Friday, February 20, 2009
Ethics of Rhetoric (Joy/Campbell essays)
Through his essay "Why the Future doesn't need us", Bill Joy shows a lot about rhetoric. He shows every one of the rhetorical appeals. He uses Ethos by explaining his accomplishments to his reader so that the reader trusts his authority due to the his experience in the field of technology. He uses pathos when he give the example of many innocent people dying because of the creation of the nuclear bomb, which give the emotion of sadness and regret for what our country did. He uses logos by putting facts together and statistics, such as "technology is advancing at a staggeringly rapid rate", and coming up with the conclusion that technology is advancing so fast that soon robots will out number humans.
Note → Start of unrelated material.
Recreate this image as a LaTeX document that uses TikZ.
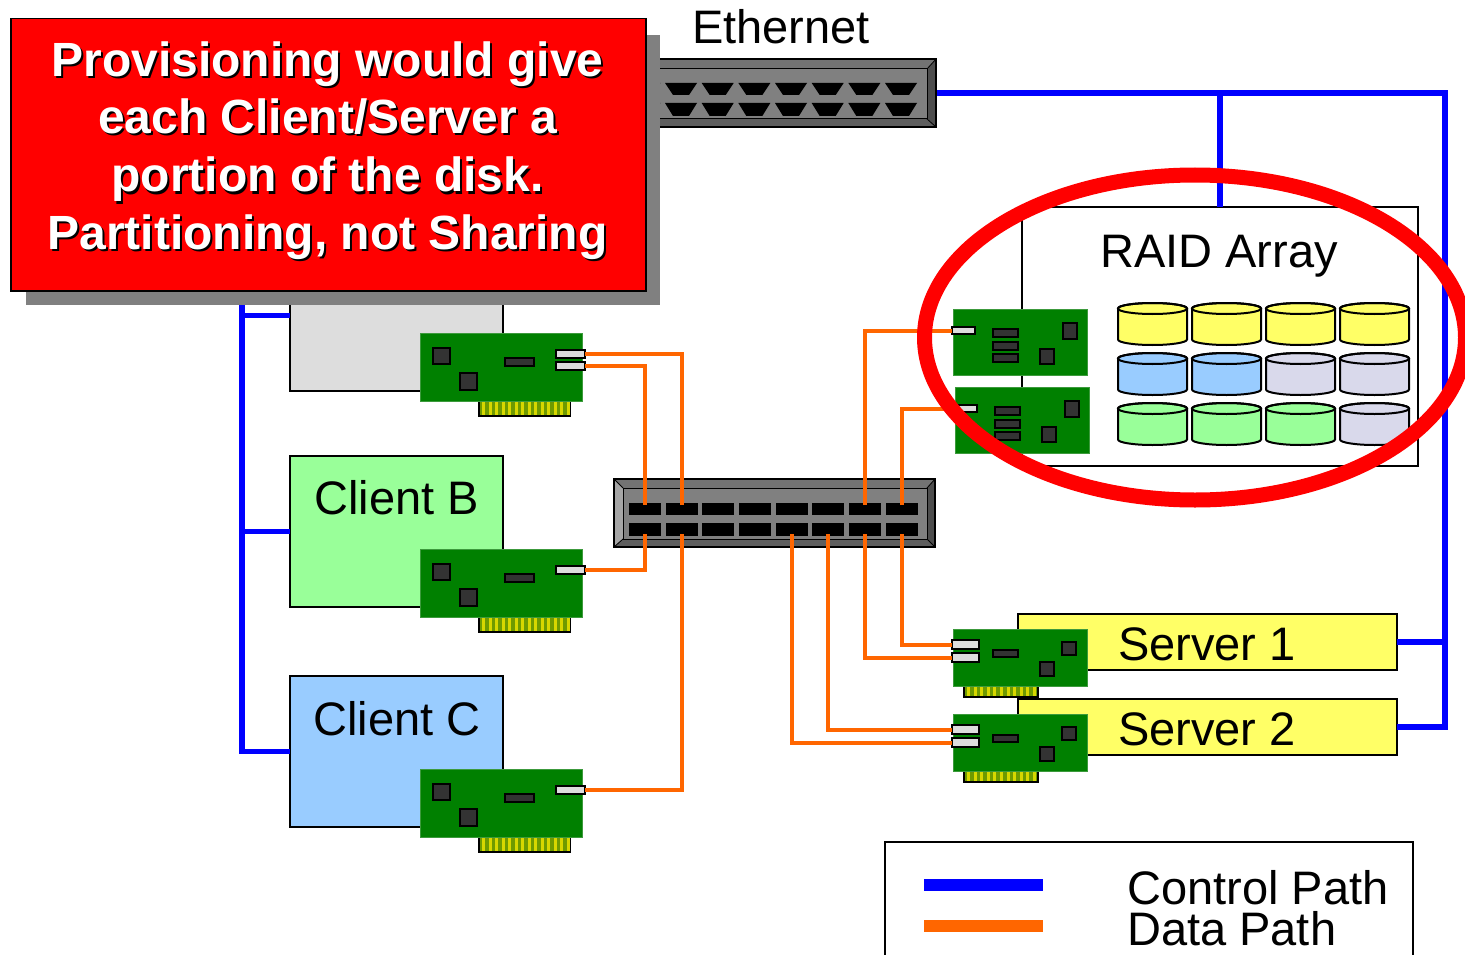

Rhetoric is interesting because you can be arguing about the most illogical things and still create a good, convincing argument. It is interesting how Joy is able to weave his good argument, technology should be used and developed carefully, with his bad, robots will take over the world. One argument has a certain amount of validity whereas the other is nonsense. In this way rhetoric is only a tool but always leads to a well formed argument, even though it is not necessarily a good argument. Rhetoric does not have to be used correctly for it to function correctly. Because of this, more of the ethics of writing is upon the author, and on the process of rhetoric. Ethical writing leads to a proper use of Rhetoric, writing to argue a valid point. Whereas, using rhetoric improperly to argue for arguments sake is unethical.